Bir kesim var.
Adam ağzı ile kuş tutsa takdir etmiyor.
Ama; tenkit konusunda hiç ayarları yok!
Hertürlü provokasyana açıklar.
Aslı astarı olmayan bir söylenti bile onları harekete geçirmeye yetiyor.
Ellerinde pankartlar, ağızlarında bilinen sloganlar anında belediyenin kapısına dayanıyorlar.
****
O belediye binasında 24 yıldır yerinden oynatamadıkları bir belediye başkanı olması daha da hırslandırıyor.
"Tam kurtulduk, bu defa aday olmayacak!" diye düşünürlerken adaylığını duydular ve bir kez daha hayal kırıklığına uğradılar.
****
Hep aynı insanlar, aynı sivil toplum örgütleri, aynı 'istemezük' pankartları.
Bir ülkede insanlar bu kadar kutuplaşır mı?
Medya da ikiye ayrılmış.
Bir takım medya iktidarı destekliyor.
Herşey günlük güneşlik...
Diğer bir kısım medya da, muhalefetin yanında.
Karanlığa karşı mücadele ediyor.
****
Anekdot ülkenin içinde bulunduğu durumu çok güzel özetliyor.
“Bir kentte bir Belediye başkanı, kendisini bir kısım gazetecilere hiç sevdirememişti.
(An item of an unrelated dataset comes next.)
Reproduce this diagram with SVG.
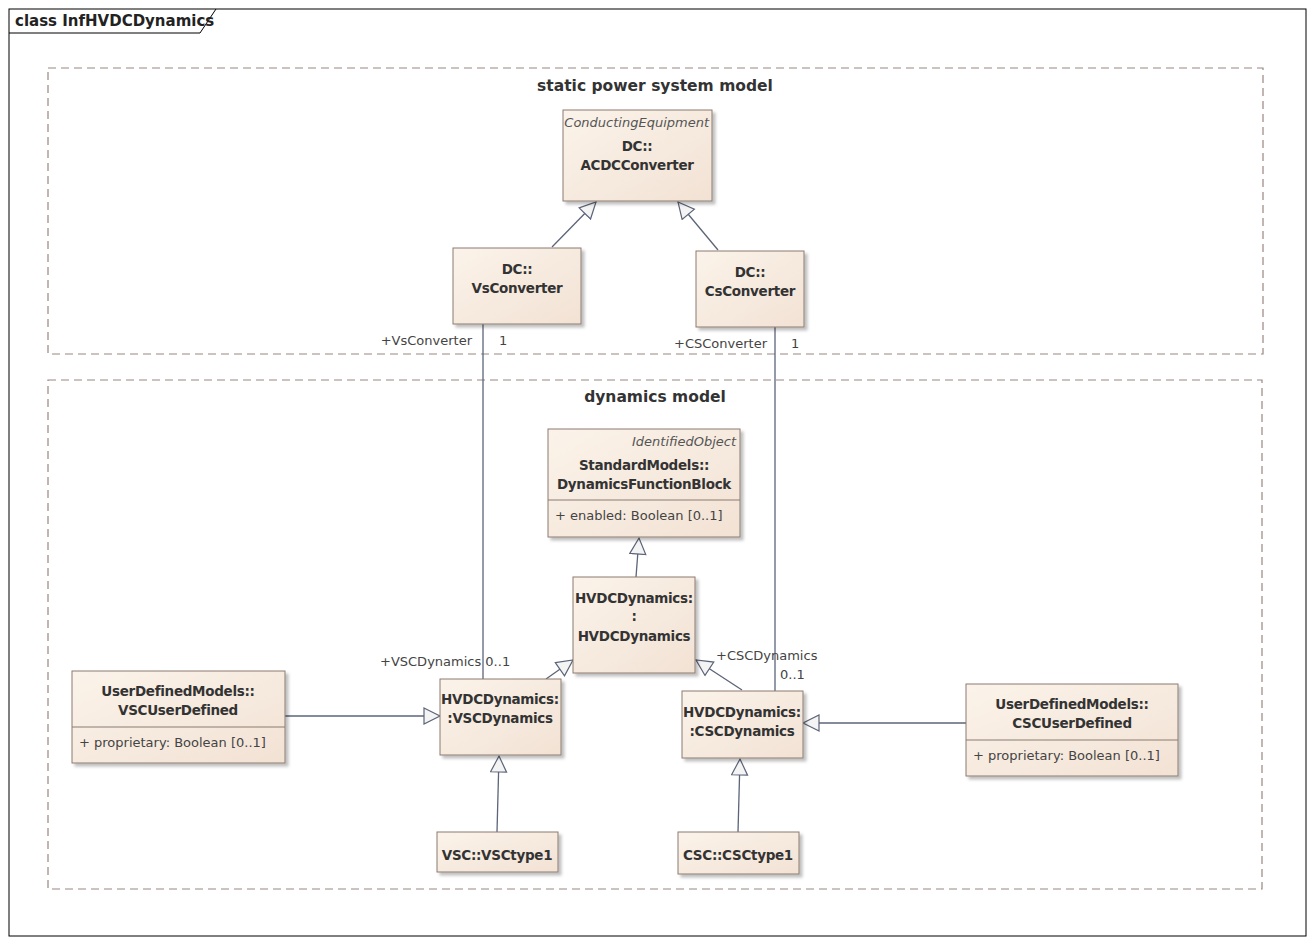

Ne yapsa yaranamıyordu. Basın hergün kendisiyle uğraşıyordu.
Nihayet : 
-Öyle bir şey yapayım ki, mat olsunlar, diye düşündü ve ilan etti : 
-Pazar sabahı suyun üzerinden karşıya yürüyerek geçeceğim.  
Pazar sabahı tüm basın mensupları toplandılar orada. Başkan geldi ve elinde bastonuyla nehrin üzerinde yürümeye başladı. Karşı kıyıya kadar da yürüdü geçti. Herkesin gözleri dehşetle açılmıştı. 
Fakat ertesi günü o gazetelerin manşeti şöyleydi.
"Başkan yüzme bilmiyor!"

***********

ŞİRKET OLAMADIK!... 

Kamu kurumlarının ve iş insanlarının yardım konusunda birinci şartı; Eskişehirspor'un şirketleşmesi.
Eskişehirspor bugüne kadar şirketleşmeyi başaramadı.
Arada şirketleşmenin lafını etti ama; bir adım dahi atmadı.
Bir şirket kurmak ne kadar zor olabilir?
****
Şimdi soruyu başka bir açıdan soralım.
"Diyelim ki; Eskişehirspor şirketleşti. Belediyeler, diğer kamu kurumları ve iş insanları yardımları nasıl yapacaklar?"
Yoksa; şirketleşin sözü sadece bir oyalama mı?
İşin aslı; bugüne kadar Eskişehirspor kamu kurumlarından o veya bu şekilde destek aldı.
****
Belediyeler şehirdeki pek çok reklam tabelasını ve akaryakıt istasyonlarını verdi.
Şirketleri aracılığı ile nakdi yardımlarda bulundu.
Eskişehirspor bunları çalıştırıp işletmek ve sürekli para kazanmak yerine anında nakde çevirdi.
****
Kulübü yönetenlerin çoğu iş insanıydı.
Ticaretin içinden geliyorlardı.
Ama; bu kaynakları işletmek yerine bir günde harcadılar.
Ne kadarı kayıt altına girdi, ne kadarı sümenin altında kaldı belli değil...
Şirketleşme yani kurumsallaşma işte bunun için önemli.